Ah, the good old days… Thanks for the reminder, Dan.








Drowning Man in Wyoming's High Plains


I admit it. Sitting in the lap of luxury on the fourth floor deck looking at the waters of the Gulf of Mexico half a mile away, I wonder what I'm doing here. Thanks to everyone who made this possible. A break from routine and a chance to read a book with few distractions. The clouds are building up along the coast this morning. That's the distraction.

Oh, I did read a book, The Drowning Man by Margaret Coel. (It was a gift from my sister-in-law.) Ironies abond: reading about the Wind River Reservation while overlooking a mangrove swamp on Florida's west coast; the idea of a drowning man in the high dry plains of northern Wyoming; thinking about the material poverty of the Shoshone and Arapaho people while luxuriating in a posh resort community...

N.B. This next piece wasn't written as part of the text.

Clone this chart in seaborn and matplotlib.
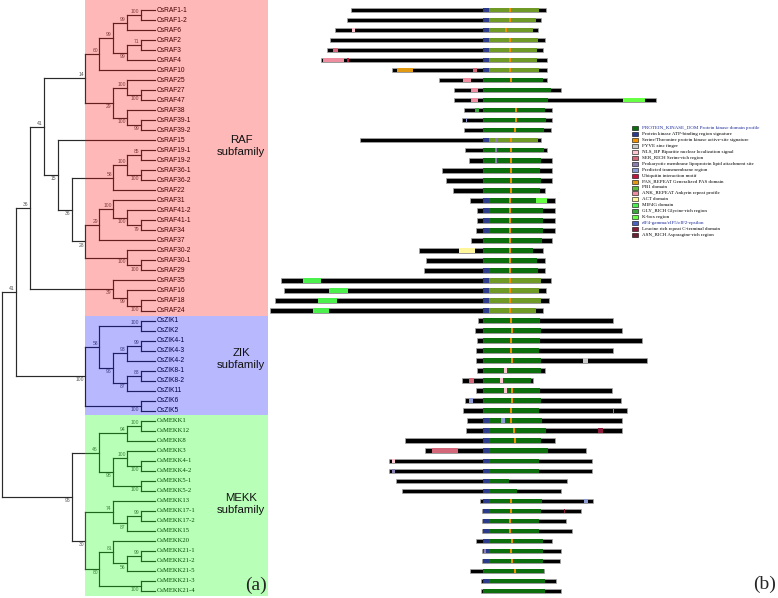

This is the twelfth mystery Coel has set in the Wind River reservation and the twelfth time she's written about Father John O'Malley, attorney Vicky Holden, and people who populate the fictional version of the "res." I have read many of them.

This one is good. The story is well told and it was complex enough to hold my attention in spite of the tropical distractions of beach and surf, pelicans and ospreys, ginkos and alligators.

The central part of the story is about the theft of ancient rock art (the Drowning Man of the title), but the back stories and the side stories are intriguing too. And then there's the attempt by the religious hierarchy to "hide" an old, ailing pedophile priest in the little mission on the "res," where he won't be noticed. Of course that works no better than the scheme to steal and sell ancient art. Having Coel tell the stories does work.

I like Coel's landscape descriptions (they remind me of Hillerman), her dialogues, and her story telling. I'm not as fond of some of her plot devices, but in this book they don't get in the way very much.

I'm leaving the book on the shelf here in Naples, where they need more books. I hope it gets read again. If you're familiar with Coel's other books and liked them, this one is for you too. If you're not familiar with her books, this one would be a good place to begin: you won't have to catch up on much and if you like this book it will be easy to go read others.